The far-right chairman is confronting complaints from disappointed conservatives and headlines about his GOP-led crusade being “a dud.” Jordan has tried to defend the endeavor with excuses that don't make a lot of sense.

“Clearly there is room to grow and improve before [more] public hearings,” a Republican insider recently told Rolling Stone.

It was against this backdrop that Jordan did, in fact, arrange the weaponization committee’s second hearing, which set out to shine a light on internal Twitter communications that ostensibly showed heavy-handed government agents trying to suppress conservatives. In fact, as the chairman began yesterday’s proceedings, in the first minute he claimed government officials contacted Twitter’s former head of trust and safety, Yoel Roth, to warn the platform about “a hack-and-leak operation” related to Hunter Biden.

To hear Jordan tell it, this was powerful evidence. As a Washington Post analysis noted, it was also evidence that Jordan should’ve recognized as untrue.

Roth testified last month to the House Oversight Committee that it wasn’t the government that suggested such a hack-and-leak operation might involve Hunter Biden; he believed that information actually had come from another company. ... Jordan’s summary is also contradicted by a November deposition from the former FBI agent whom Roth cited as warning of the hack-and-leak operations, Elvis Chan.

The Post’s analysis added that Jordan personally asked Roth about this last month, “and Roth again said he had been referring to someone besides the government.”

And yet, there was Jordan yesterday, desperate to prove the value of his subcommittee, launching the committee hearing by pointing to evidence that quickly collapsed. The Ohioan has an unfortunate habit of discarding facts he finds inconvenient, and this didn’t help his deteriorating reputation.

An Axios report this week noted that Jordan’s critics have highlighted his “tendency to make statements first and hope his investigative work will back them up.” Evidently, that’s not going well.

To be sure, this Roth-related detail was just one part of a larger hearing, but the rest of the proceedings was no better: A report in The Bulwark this morning added, “[O]nce again, Jordan’s investigative weapon was loaded with blanks."
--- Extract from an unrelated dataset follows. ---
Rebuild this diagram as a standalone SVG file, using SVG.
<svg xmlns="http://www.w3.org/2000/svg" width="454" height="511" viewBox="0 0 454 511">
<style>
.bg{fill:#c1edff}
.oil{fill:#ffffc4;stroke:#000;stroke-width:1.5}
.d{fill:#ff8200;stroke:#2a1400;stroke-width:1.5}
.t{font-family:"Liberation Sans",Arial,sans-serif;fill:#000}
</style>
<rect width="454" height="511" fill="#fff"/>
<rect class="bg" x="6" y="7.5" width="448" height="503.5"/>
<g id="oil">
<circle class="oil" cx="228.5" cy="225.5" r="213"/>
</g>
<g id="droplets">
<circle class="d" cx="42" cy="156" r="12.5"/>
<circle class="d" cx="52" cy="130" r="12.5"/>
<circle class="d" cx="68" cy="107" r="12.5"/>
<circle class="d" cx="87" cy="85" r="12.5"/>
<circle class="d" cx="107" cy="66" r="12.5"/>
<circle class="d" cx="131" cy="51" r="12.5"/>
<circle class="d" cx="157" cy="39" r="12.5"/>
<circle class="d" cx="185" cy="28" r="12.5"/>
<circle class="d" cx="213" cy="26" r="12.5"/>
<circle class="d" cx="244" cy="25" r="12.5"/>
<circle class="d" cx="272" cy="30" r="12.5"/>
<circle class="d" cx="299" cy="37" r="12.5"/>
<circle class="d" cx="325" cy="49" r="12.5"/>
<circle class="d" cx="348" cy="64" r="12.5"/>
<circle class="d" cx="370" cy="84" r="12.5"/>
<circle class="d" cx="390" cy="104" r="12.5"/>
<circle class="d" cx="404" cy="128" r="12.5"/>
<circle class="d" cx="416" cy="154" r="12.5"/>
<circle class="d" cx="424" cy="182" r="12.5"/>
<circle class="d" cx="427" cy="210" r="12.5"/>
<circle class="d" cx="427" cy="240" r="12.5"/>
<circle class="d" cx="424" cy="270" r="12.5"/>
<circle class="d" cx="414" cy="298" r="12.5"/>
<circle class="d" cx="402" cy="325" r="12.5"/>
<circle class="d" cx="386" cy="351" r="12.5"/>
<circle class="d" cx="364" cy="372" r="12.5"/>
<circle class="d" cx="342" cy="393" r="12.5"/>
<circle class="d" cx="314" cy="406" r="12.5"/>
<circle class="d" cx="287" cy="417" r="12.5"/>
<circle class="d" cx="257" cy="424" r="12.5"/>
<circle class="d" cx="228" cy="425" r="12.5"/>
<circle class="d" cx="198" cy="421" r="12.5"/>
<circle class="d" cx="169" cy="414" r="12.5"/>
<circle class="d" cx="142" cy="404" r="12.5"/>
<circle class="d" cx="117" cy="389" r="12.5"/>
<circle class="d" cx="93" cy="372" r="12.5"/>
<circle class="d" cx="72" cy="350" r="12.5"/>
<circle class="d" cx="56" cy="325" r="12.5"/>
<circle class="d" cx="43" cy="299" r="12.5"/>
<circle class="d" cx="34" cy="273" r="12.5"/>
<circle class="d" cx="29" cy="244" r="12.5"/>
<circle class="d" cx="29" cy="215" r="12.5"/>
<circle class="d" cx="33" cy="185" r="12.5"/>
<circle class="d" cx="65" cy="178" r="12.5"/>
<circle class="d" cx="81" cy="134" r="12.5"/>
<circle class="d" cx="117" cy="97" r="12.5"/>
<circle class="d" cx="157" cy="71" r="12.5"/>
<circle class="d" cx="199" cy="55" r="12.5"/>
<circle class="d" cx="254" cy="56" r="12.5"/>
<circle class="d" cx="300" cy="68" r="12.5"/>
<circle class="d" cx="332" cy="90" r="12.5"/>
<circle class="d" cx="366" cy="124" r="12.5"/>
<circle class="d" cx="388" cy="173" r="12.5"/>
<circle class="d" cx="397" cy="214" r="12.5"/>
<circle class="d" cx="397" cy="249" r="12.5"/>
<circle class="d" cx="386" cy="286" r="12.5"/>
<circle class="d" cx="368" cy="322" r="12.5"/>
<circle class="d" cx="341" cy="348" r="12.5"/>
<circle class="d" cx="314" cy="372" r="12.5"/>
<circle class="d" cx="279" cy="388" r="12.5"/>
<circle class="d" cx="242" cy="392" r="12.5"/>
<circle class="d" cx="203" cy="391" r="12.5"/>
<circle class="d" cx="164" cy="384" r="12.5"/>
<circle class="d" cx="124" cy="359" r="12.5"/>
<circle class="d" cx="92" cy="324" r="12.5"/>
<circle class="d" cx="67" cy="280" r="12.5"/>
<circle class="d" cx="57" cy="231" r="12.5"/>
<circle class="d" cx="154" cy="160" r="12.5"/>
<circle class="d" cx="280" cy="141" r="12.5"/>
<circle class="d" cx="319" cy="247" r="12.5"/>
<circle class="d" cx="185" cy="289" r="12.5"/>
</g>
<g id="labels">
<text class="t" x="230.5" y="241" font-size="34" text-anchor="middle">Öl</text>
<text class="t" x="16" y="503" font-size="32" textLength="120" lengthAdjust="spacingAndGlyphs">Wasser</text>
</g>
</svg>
A separate Washington Post report added overnight, “Some leaders in hard-right intellectual circles have critiqued the initial work of the subcommittee ... as lackluster and unfocused, and some Republican lawmakers have privately raised concerns. Critics say the committee has been too slow to staff up, insufficiently aggressive in issuing subpoenas for interviews and testimony, and lacking in substance.”

Such talk is poised to get even louder now. The sooner Jordan and his GOP colleagues realize that this entire endeavor is misguided — they’re chasing evidence of a conspiracy that does not exist — the better off they’ll be.